<<<<

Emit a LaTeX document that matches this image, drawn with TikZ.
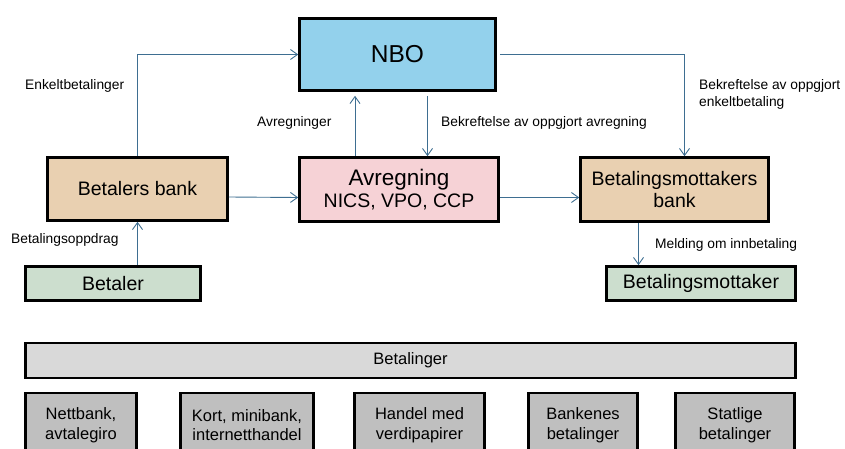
\documentclass[tikz,border=0pt]{standalone}
\usepackage{fontspec}
\setmainfont{Liberation Sans}
\usetikzlibrary{arrows.meta}
\definecolor{nboblue}{RGB}{147,209,236}
\definecolor{banktan}{RGB}{233,208,177}
\definecolor{avrpink}{RGB}{246,210,214}
\definecolor{partgreen}{RGB}{204,222,206}
\definecolor{barlight}{RGB}{217,217,217}
\definecolor{bargray}{RGB}{191,191,191}
\definecolor{flowline}{RGB}{62,110,145}
\tikzset{
  box/.style={draw=black,line width=2.6pt,inner sep=0pt,align=center,
    font=\fontsize{19.5}{22}\selectfont},
  flow/.style={draw=flowline,line width=0.9pt,-{Straight Barb[length=7pt,width=10pt]}},
  lbl/.style={inner sep=0pt,anchor=base west,align=left,
    font=\fontsize{13.8}{17}\selectfont},
  kind/.style={box,fill=bargray,minimum height=64pt,
    font=\fontsize{16.5}{19.5}\selectfont}
}
\begin{document}
\begin{tikzpicture}[x=1pt,y=-1pt]
 \useasboundingbox (0,0) rectangle (845,449);
 % parties and banks
 \node[box,fill=nboblue,minimum width=196pt,minimum height=72pt,
   font=\fontsize{24.5}{28}\selectfont] (nbo) at (397.5,54.5) {NBO};
 \node[box,fill=banktan,minimum width=180pt,minimum height=63pt] (bank1) at (137.5,189) {Betalers bank};
 \node[box,fill=avrpink,minimum width=199pt,minimum height=64pt] (avr) at (399,189.5)
   {{\fontsize{22.5}{24}\selectfont Avregning}\\NICS, VPO, CCP};
 \node[box,fill=banktan,minimum width=188pt,minimum height=64pt] (bank2) at (674.5,189.5) {Betalingsmottakers\\bank};
 \node[box,fill=partgreen,minimum width=175pt,minimum height=34pt] (betaler) at (113,283.5) {Betaler};
 \node[box,fill=partgreen,minimum width=189pt,minimum height=34pt] (mottaker) at (701,283.5) {Betalingsmottaker};
 % flows
 \draw[flow] (bank1.north) |- (nbo.west);
 \draw[flow,shorten >=4pt] ([xshift=-44pt]avr.north) -- ([xshift=-44pt]avr.north |- nbo.south);
 \draw[flow,shorten <=4pt] ([xshift=30pt]nbo.south) -- ([xshift=30pt]nbo.south |- avr.north);
 \draw[flow,shorten <=3pt] (nbo.east) -| ([xshift=10pt]bank2.north);
 \draw[flow] ([yshift=-8pt]bank1.east) -- ([yshift=-8pt]avr.west);
 \draw[flow] ([yshift=-8pt]avr.east) -- ([yshift=-8pt]bank2.west);
 \draw[flow] (betaler.north -| bank1.south) -- (bank1.south);
 \draw[flow] ([xshift=-36pt]bank2.south) -- ([xshift=-36pt]bank2.south |- mottaker.north);
 % labels
 \node[lbl] (l1) at (25,90) {Enkeltbetalinger};
 \node[lbl] (l2) at (257,127) {Avregninger};
 \node[lbl] (l3) at (441,127) {Bekreftelse av oppgjort avregning};
 \node[lbl] (l4) at (699,107) {Bekreftelse av oppgjort\\enkeltbetaling};
 \node[lbl] (l5) at (11,243) {Betalingsoppdrag};
 \node[lbl] (l6) at (655,248) {Melding om innbetaling};
 % payment types
 \node[box,fill=barlight,minimum width=770pt,minimum height=35pt,
   font=\fontsize{16.5}{19}\selectfont] (bet) at (410.5,360.5) {Betalinger};
 \node[kind,minimum width=111pt] (k1) at (81,425) {Nettbank,\\avtalegiro};
 \node[kind,minimum width=133pt] (k2) at (247,425) {Kort, minibank,\\internetthandel};
 \node[kind,minimum width=130pt] (k3) at (419.5,425) {Handel med\\verdipapirer};
 \node[kind,minimum width=109pt] (k4) at (583,425) {Bankenes\\betalinger};
 \node[kind,minimum width=119pt] (k5) at (735,425) {Statlige\\betalinger};
\end{tikzpicture}
\end{document}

>>>>

> Your objective
Repeat the material above in full and exactly, apart from the pictures.

> Answer to this exercise
Emit a LaTeX document that matches this image, drawn with TikZ.
\documentclass[tikz,border=0pt]{standalone}
\usepackage{fontspec}
\setmainfont{Liberation Sans}
\usetikzlibrary{arrows.meta}
\definecolor{nboblue}{RGB}{147,209,236}
\definecolor{banktan}{RGB}{233,208,177}
\definecolor{avrpink}{RGB}{246,210,214}
\definecolor{partgreen}{RGB}{204,222,206}
\definecolor{barlight}{RGB}{217,217,217}
\definecolor{bargray}{RGB}{191,191,191}
\definecolor{flowline}{RGB}{62,110,145}
\tikzset{
  box/.style={draw=black,line width=2.6pt,inner sep=0pt,align=center,
    font=\fontsize{19.5}{22}\selectfont},
  flow/.style={draw=flowline,line width=0.9pt,-{Straight Barb[length=7pt,width=10pt]}},
  lbl/.style={inner sep=0pt,anchor=base west,align=left,
    font=\fontsize{13.8}{17}\selectfont},
  kind/.style={box,fill=bargray,minimum height=64pt,
    font=\fontsize{16.5}{19.5}\selectfont}
}
\begin{document}
\begin{tikzpicture}[x=1pt,y=-1pt]
 \useasboundingbox (0,0) rectangle (845,449);
 % parties and banks
 \node[box,fill=nboblue,minimum width=196pt,minimum height=72pt,
   font=\fontsize{24.5}{28}\selectfont] (nbo) at (397.5,54.5) {NBO};
 \node[box,fill=banktan,minimum width=180pt,minimum height=63pt] (bank1) at (137.5,189) {Betalers bank};
 \node[box,fill=avrpink,minimum width=199pt,minimum height=64pt] (avr) at (399,189.5)
   {{\fontsize{22.5}{24}\selectfont Avregning}\\NICS, VPO, CCP};
 \node[box,fill=banktan,minimum width=188pt,minimum height=64pt] (bank2) at (674.5,189.5) {Betalingsmottakers\\bank};
 \node[box,fill=partgreen,minimum width=175pt,minimum height=34pt] (betaler) at (113,283.5) {Betaler};
 \node[box,fill=partgreen,minimum width=189pt,minimum height=34pt] (mottaker) at (701,283.5) {Betalingsmottaker};
 % flows
 \draw[flow] (bank1.north) |- (nbo.west);
 \draw[flow,shorten >=4pt] ([xshift=-44pt]avr.north) -- ([xshift=-44pt]avr.north |- nbo.south);
 \draw[flow,shorten <=4pt] ([xshift=30pt]nbo.south) -- ([xshift=30pt]nbo.south |- avr.north);
 \draw[flow,shorten <=3pt] (nbo.east) -| ([xshift=10pt]bank2.north);
 \draw[flow] ([yshift=-8pt]bank1.east) -- ([yshift=-8pt]avr.west);
 \draw[flow] ([yshift=-8pt]avr.east) -- ([yshift=-8pt]bank2.west);
 \draw[flow] (betaler.north -| bank1.south) -- (bank1.south);
 \draw[flow] ([xshift=-36pt]bank2.south) -- ([xshift=-36pt]bank2.south |- mottaker.north);
 % labels
 \node[lbl] (l1) at (25,90) {Enkeltbetalinger};
 \node[lbl] (l2) at (257,127) {Avregninger};
 \node[lbl] (l3) at (441,127) {Bekreftelse av oppgjort avregning};
 \node[lbl] (l4) at (699,107) {Bekreftelse av oppgjort\\enkeltbetaling};
 \node[lbl] (l5) at (11,243) {Betalingsoppdrag};
 \node[lbl] (l6) at (655,248) {Melding om innbetaling};
 % payment types
 \node[box,fill=barlight,minimum width=770pt,minimum height=35pt,
   font=\fontsize{16.5}{19}\selectfont] (bet) at (410.5,360.5) {Betalinger};
 \node[kind,minimum width=111pt] (k1) at (81,425) {Nettbank,\\avtalegiro};
 \node[kind,minimum width=133pt] (k2) at (247,425) {Kort, minibank,\\internetthandel};
 \node[kind,minimum width=130pt] (k3) at (419.5,425) {Handel med\\verdipapirer};
 \node[kind,minimum width=109pt] (k4) at (583,425) {Bankenes\\betalinger};
 \node[kind,minimum width=119pt] (k5) at (735,425) {Statlige\\betalinger};
\end{tikzpicture}
\end{document}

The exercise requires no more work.